To the extent ice dam removal equipment matters, we’ve explained how custom-outfitted ice dam steamers (like our Steamzilla® steamers) compare technically and functionally to off-the-shelf ice dam steamers, and we’ve explained the benefits of each kind. We’ve never claimed that our competitors “don’t use steamers.” Most of them use steamers, as do we. We hope you’ll draw your own conclusions as to who’s more above-board.
Our competitors’ approach is simple:
- They sell you on the belief that their electric squirt-guns are so gentle that they can’t possibly damage your roof, which is untrue (and they know it). We own several of the exact steamers they use and brag about, and we’d never use them as a third-string bench-warmer backup to our customized ice dam steamers.
- They create fear of triggers, colored tips, and gas engines, all of which are common to nearly all adjustable steamers. Again, those companies know those to be lies. Triggers, colored tips and gas engines do not mean that a steamer is actually a pressure washer, and those components have nothing to do with the safety of the ice dam steamer on a roof.
- They create and join phony ice dam removal associations that help validate and spread lies that mislead and harm customers.
- They sell unsuspecting and hurried customers on their “low and slow” approach to ice dam removal as the “only” safe and effective way to remove ice dams, all while plumping their billable hours.
You might think, “Well, it’s just marketing,” or “Everyone thinks their stuff is the best.” We’d probably agree with that, if an ice dam removal company simply touted the effectiveness of its equipment, and maybe explained exactly why they feel it’s more effective. But that’s not the case here. Many ice dam removal companies are deceitful because they knowingly make false claims about competitors’ ice dam steamers, including ours. Those claims range from saying certain steamers aren’t steamers at all, to “They’re bad” or “They’re dangerous,” for reasons we have debunked.
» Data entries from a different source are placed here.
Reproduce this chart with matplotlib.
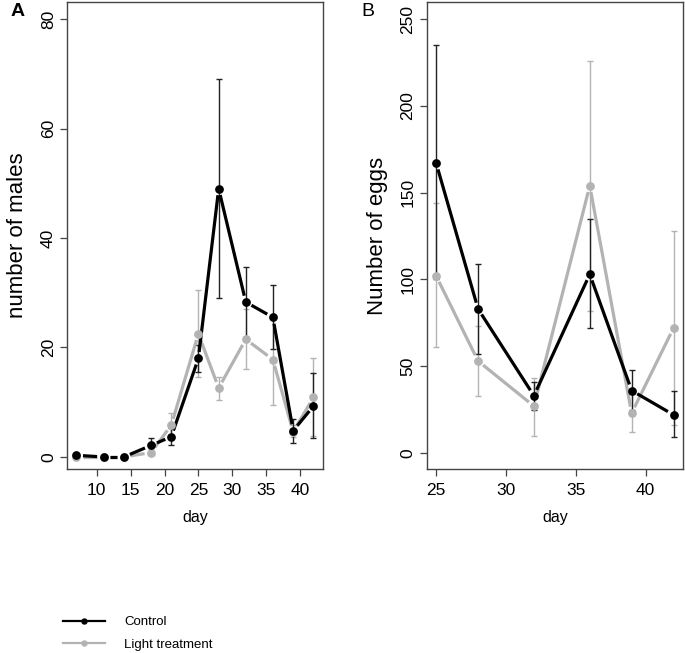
import matplotlib
matplotlib.use("Agg")
import matplotlib.pyplot as plt
import numpy as np

plt.rcParams['font.family'] = ['Liberation Sans', 'DejaVu Sans']

# panel A: number of males
days_a = [7, 11, 14, 18, 21, 25, 28, 32, 36, 39, 42]
males_ctrl = [0.3, 0.0, 0.0, 2.1, 3.7, 18.0, 49.0, 28.3, 25.5, 4.8, 9.3]
males_ctrl_lo = [0.0, 0.0, 0.0, 0.8, 2.2, 15.5, 29.0, 22.0, 19.7, 2.5, 3.5]
males_ctrl_hi = [0.6, 0.0, 0.0, 3.5, 5.3, 20.5, 69.0, 34.7, 31.4, 7.0, 15.4]
males_light = [0.0, 0.0, 0.0, 0.8, 5.8, 22.5, 12.6, 21.5, 17.8, 4.6, 10.9]
males_light_lo = [0.0, 0.0, 0.0, 0.3, 3.6, 14.6, 10.4, 16.0, 9.5, 3.6, 3.8]
males_light_hi = [0.0, 0.0, 0.0, 1.4, 8.0, 30.5, 14.6, 27.0, 26.0, 5.8, 18.0]

# panel B: number of eggs
days_b = [25, 28, 32, 36, 39, 42]
eggs_ctrl = [167, 83, 33, 103, 36, 22]
eggs_ctrl_lo = [100, 57, 25, 72, 25, 9]
eggs_ctrl_hi = [235, 109, 41, 135, 48, 36]
eggs_light = [102, 53, 27, 154, 23, 72]
eggs_light_lo = [61, 33, 10, 82, 12, 16]
eggs_light_hi = [144, 73, 43, 226, 34, 128]

CTRL = '#000000'
LIGHT = '#b3b3b3'
GAP = 6.5  # px, like R type="b"


def draw_series(ax, x, y, lo, hi, color, ecolor):
    yerr = [[v - l for v, l in zip(y, lo)], [h - v for v, h in zip(y, hi)]]
    ax.errorbar(x, y, yerr=yerr, fmt='none', ecolor=ecolor, elinewidth=1.0,
                capsize=2.5, capthick=1.0, zorder=2)
    # segments with a gap around each point
    pts = ax.transData.transform(np.column_stack([x, y]))
    inv = ax.transData.inverted()
    for p0, p1 in zip(pts[:-1], pts[1:]):
        d = p1 - p0
        n = np.hypot(*d)
        if n <= 2 * GAP:
            continue
        u = d / n
        seg = inv.transform([p0 + u * GAP, p1 - u * GAP])
        ax.plot(seg[:, 0], seg[:, 1], color=color, lw=2.3, zorder=3,
                solid_capstyle='butt')
    ax.plot(x, y, ls='none', marker='o', ms=6.3, color=color,
            markeredgewidth=0, zorder=4)
    line, = ax.plot([], [], color=color, marker='o')
    return line


def style_axes(ax):
    for s in ax.spines.values():
        s.set_color('#444444')
        s.set_linewidth(1.0)
    ax.tick_params(axis='both', direction='out', length=5, width=0.9,
                   color='#444444', labelsize=12.5)
    ax.tick_params(axis='x', pad=5)
    ax.tick_params(axis='y', pad=3)
    for lab in ax.get_yticklabels():
        lab.set_rotation(90)
        lab.set_va('center')


fig = plt.figure(figsize=(6.85, 6.53), dpi=100)
ax1 = fig.add_axes([0.0978, 0.2818, 0.3737, 0.715])
ax2 = fig.add_axes([0.6229, 0.2818, 0.3742, 0.715])

ax1.set_xlim(5.6, 43.4)
ax1.set_ylim(-2.2, 83.1)
ax2.set_xlim(24.32, 42.68)
ax2.set_ylim(-9.2, 259.8)

draw_series(ax1, days_a, males_light, males_light_lo, males_light_hi, LIGHT, LIGHT)
draw_series(ax1, days_a, males_ctrl, males_ctrl_lo, males_ctrl_hi, CTRL, '#222222')
ax1.set_xticks([10, 15, 20, 25, 30, 35, 40])
ax1.set_yticks([0, 20, 40, 60, 80])
ax1.set_xlabel('day', fontsize=11.5, labelpad=9)
ax1.set_ylabel('number of males', fontsize=16, labelpad=9)
style_axes(ax1)

l_light = draw_series(ax2, days_b, eggs_light, eggs_light_lo, eggs_light_hi, LIGHT, LIGHT)
l_ctrl = draw_series(ax2, days_b, eggs_ctrl, eggs_ctrl_lo, eggs_ctrl_hi, CTRL, '#222222')
ax2.set_xticks([25, 30, 35, 40])
ax2.set_yticks([0, 50, 100, 150, 200, 250])
ax2.set_xlabel('day', fontsize=11.5, labelpad=9)
ax2.set_ylabel('Number of eggs', fontsize=16, labelpad=9)
style_axes(ax2)

fig.text(0.015, 0.982, 'A', fontsize=14, fontweight='bold', va='center', ha='left')
fig.text(0.528, 0.982, 'B', fontsize=14, va='center', ha='left')

leg = fig.legend([l_ctrl, l_light], ['Control', 'Light treatment'],
                 loc='upper left', bbox_to_anchor=(0.0745, 0.075),
                 bbox_transform=fig.transFigure, frameon=False, fontsize=9.5,
                 handlelength=3.2, handletextpad=1.45, labelspacing=0.8,
                 markerscale=0.6)
for h in leg.legend_handles:
    h.set_linewidth(1.6)

fig.savefig('out.png', dpi=100)
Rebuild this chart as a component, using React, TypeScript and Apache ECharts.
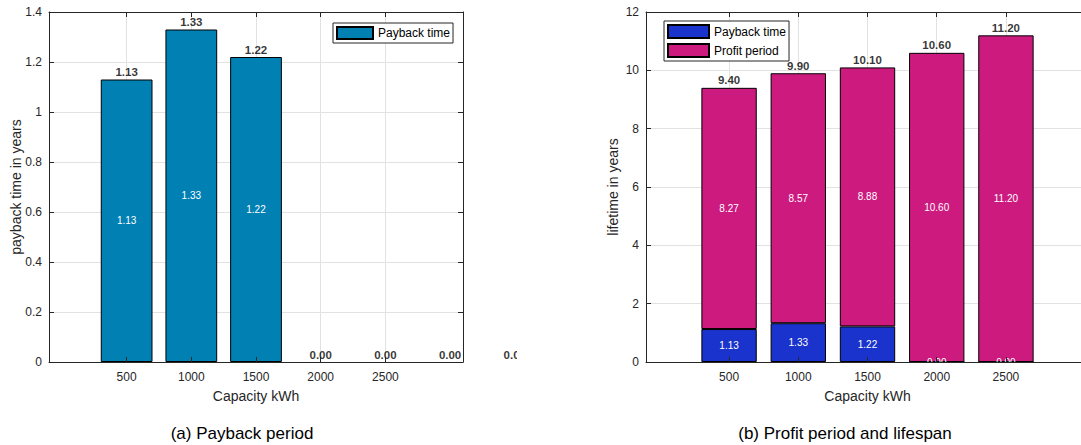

We hope the facts we’ve provided show you how some ice dam removal companies deceive customers. We assume deception alone is a deal-killer for you. Of course, it also makes you wonder whether a company is lying about things like its experience, insurance, and legal ability to work in your state. We assume a deceitful company is not one you’d like to hire, let onto your property and possibly into your home, and owe money. But if you needed yet another reason, you can choose not to hire them because their steamers aren’t so effective at removing ice dams, and now you know exactly why.